It’s bread week on the Great British Bake Off (GBBO), so who better to speak to for our #AskTheExpert blog than master baker Wayne Caddy.

The bakers will kick off tonight with quick breads, incorporating different flavours. For Caddy, the key to success in this round will be thinking about colour and inclusions and how they work together.

He says: “It is about keeping things simple and making sure the grains and flour you are working with complements your inclusions. Take corn bread, for example: it’s a fantastic yellow colour, so think about adding contrasting red chillies or pan-fried chorizo.”

Quick breads require no proving, so should the bakers really take a risk and experiment? Caddy thinks so. He continues: “It’s always worth taking a risk. If you are doing a classic you have to execute it well, but you have to show creativity.”

The technical challenge is something Caddy says is the true “measure of a good baker” - the baguette.

He explains: “It’s a very unforgiving product as it’s so thin and slender, so you have to be in control of the process. Ensure the ingredient and recipe balance are correct, respect the temperature of the final dough, and be in control of fermentation. You’ve got to be perfect with your shaping, which is down to practice. The last crucial bit is scoring the baguette. Use a razor-sharp blade - a razor not bread knife, then bake in a hot oven with lots of steam to generate a good egg-shell crust.”

The show stopper – ‘finesse, not clunky’

GBBO would be incomplete without its jaw-dropping showstopper rounds, and this time the bakers will get to make edible 3D bread sculptures.

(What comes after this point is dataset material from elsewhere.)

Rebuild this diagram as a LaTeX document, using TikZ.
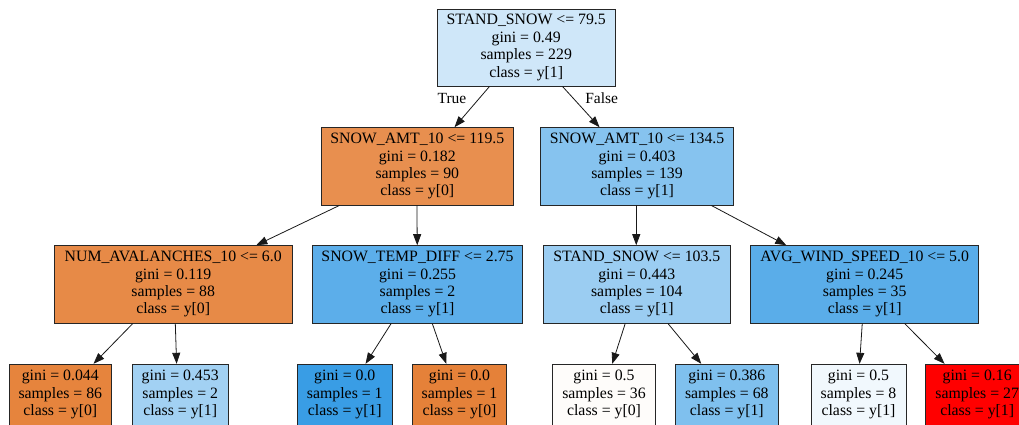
\documentclass[tikz,border=0pt]{standalone}
\usepackage{fontspec}
\setmainfont{Liberation Serif}
\usetikzlibrary{arrows.meta}
\definecolor{cRoot}{RGB}{207,231,249}
\definecolor{cLa}{RGB}{232,143,79}
\definecolor{cLb}{RGB}{134,195,239}
\definecolor{cNum}{RGB}{231,138,71}
\definecolor{cTemp}{RGB}{92,174,234}
\definecolor{cStand}{RGB}{155,205,242}
\definecolor{cWind}{RGB}{90,173,233}
\definecolor{cLf1}{RGB}{230,132,61}
\definecolor{cLf2}{RGB}{162,209,243}
\definecolor{cLf3}{RGB}{57,157,229}
\definecolor{cLf4}{RGB}{229,129,57}
\definecolor{cLf5}{RGB}{254,252,250}
\definecolor{cLf6}{RGB}{127,192,238}
\definecolor{cLf7}{RGB}{241,248,253}
\definecolor{cLf8}{RGB}{255,0,0}
\begin{document}
\begin{tikzpicture}[x=1pt,y=-1pt,
  treebox/.style={draw=black!85, line width=0.9pt, rectangle, inner sep=0pt, align=center,
    font=\fontsize{15.8}{17.4}\selectfont},
  inner4/.style={treebox, minimum height=77.3pt},
  leafbox/.style={treebox, minimum height=60.7pt},
  link/.style={draw=black!90, line width=0.8pt, -{Triangle[length=11pt,width=8pt]}},
  edgelabel/.style={inner sep=0pt, font=\fontsize{15.5}{17.3}\selectfont}]
\clip (0,0) rectangle (1019,424);
\fill[white] (0,0) rectangle (1019,424);

\node[inner4, fill=cRoot, minimum width=178.5pt, minimum height=77pt] (root) at (526.2,47.5)
  {STAND\_SNOW <= 79.5\\gini = 0.49\\samples = 229\\class = y[1]};

\node[inner4, fill=cLa, minimum width=192.7pt] (l2a) at (417.3,166.3)
  {SNOW\_AMT\_10 <= 119.5\\gini = 0.182\\samples = 90\\class = y[0]};
\node[inner4, fill=cLb, minimum width=192.6pt] (l2b) at (637,166.3)
  {SNOW\_AMT\_10 <= 134.5\\gini = 0.403\\samples = 139\\class = y[1]};

\node[inner4, fill=cNum, minimum width=237.7pt] (l3a) at (173.2,284.3)
  {NUM\_AVALANCHES\_10 <= 6.0\\gini = 0.119\\samples = 88\\class = y[0]};
\node[inner4, fill=cTemp, minimum width=210.4pt] (l3b) at (417.5,284.3)
  {SNOW\_TEMP\_DIFF <= 2.75\\gini = 0.255\\samples = 2\\class = y[1]};
\node[inner4, fill=cStand, minimum width=187pt] (l3c) at (636.8,284.3)
  {STAND\_SNOW <= 103.5\\gini = 0.443\\samples = 104\\class = y[1]};
\node[inner4, fill=cWind, minimum width=228pt] (l3d) at (864.7,284.3)
  {AVG\_WIND\_SPEED\_10 <= 5.0\\gini = 0.245\\samples = 35\\class = y[1]};

\node[leafbox, fill=cLf1, minimum width=102.7pt] (lf1) at (60.3,394.6)
  {gini = 0.044\\samples = 86\\class = y[0]};
\node[leafbox, fill=cLf2, minimum width=95.7pt] (lf2) at (180.2,394.6)
  {gini = 0.453\\samples = 2\\class = y[1]};
\node[leafbox, fill=cLf3, minimum width=95pt] (lf3) at (344.8,394.6)
  {gini = 0.0\\samples = 1\\class = y[1]};
\node[leafbox, fill=cLf4, minimum width=94.4pt] (lf4) at (459.5,394.6)
  {gini = 0.0\\samples = 1\\class = y[0]};
\node[leafbox, fill=cLf5, minimum width=103.4pt] (lf5) at (604,394.6)
  {gini = 0.5\\samples = 36\\class = y[0]};
\node[leafbox, fill=cLf6, minimum width=103pt] (lf6) at (726.8,394.6)
  {gini = 0.386\\samples = 68\\class = y[1]};
\node[leafbox, fill=cLf7, minimum width=95pt] (lf7) at (858.5,394.6)
  {gini = 0.5\\samples = 8\\class = y[1]};
\node[leafbox, fill=cLf8, minimum width=103pt] (lf8) at (977.2,394.6)
  {gini = 0.16\\samples = 27\\class = y[1]};

\draw[link] ([xshift=53pt]root.south west) -- ([xshift=134pt]l2a.north west);
\draw[link] ([xshift=126pt]root.south west) -- ([xshift=59.3pt]l2b.north west);
\node[edgelabel] (tlabel) at (452,98) {True};
\node[edgelabel] (flabel) at (601.7,98) {False};

\draw[link] ([xshift=19pt]l2a.south west) -- ([xshift=202.4pt]l3a.north west);
\draw[link] ([xshift=96.4pt]l2a.south west) -- ([xshift=105.4pt]l3b.north west);
\draw[link] ([xshift=96pt]l2b.south west) -- ([xshift=93.4pt]l3c.north west);
\draw[link] ([xshift=171pt]l2b.south west) -- ([xshift=36pt]l3d.north west);

\draw[link] ([xshift=79pt]l3a.south west) -- ([xshift=85pt]lf1.north west);
\draw[link] ([xshift=121.4pt]l3a.south west) -- ([xshift=44.7pt]lf2.north west);
\draw[link] ([xshift=79.4pt]l3b.south west) -- ([xshift=68.7pt]lf3.north west);
\draw[link] ([xshift=120.4pt]l3b.south west) -- ([xshift=34.4pt]lf4.north west);
\draw[link] ([xshift=82.4pt]l3c.south west) -- ([xshift=60.4pt]lf5.north west);
\draw[link] ([xshift=125pt]l3c.south west) -- ([xshift=26.4pt]lf6.north west);
\draw[link] ([xshift=112pt]l3d.south west) -- ([xshift=49pt]lf7.north west);
\draw[link] ([xshift=154.3pt]l3d.south west) -- ([xshift=19.3pt]lf8.north west);
\end{tikzpicture}
\end{document}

According to Caddy, these can be created by using two types of dough – dead doughs and live, leavened doughs – which can be baked in small components and then assembled. He says: “The biggest thing is to be creative with doughs to create colour contrast. Keep it so it has nice flowing lines – it needs to have finesse and not be clunky. It’s a one-off masterpiece, so it needs to be an eye-catching creation in a simplistic way. Sometimes the trick is to use the space rather than fill it. If it were me, I might make something to symbolise what’s great about Britain, but it depends on the brief.”

To round off his advice for this one, he states: “It needs to be grand.”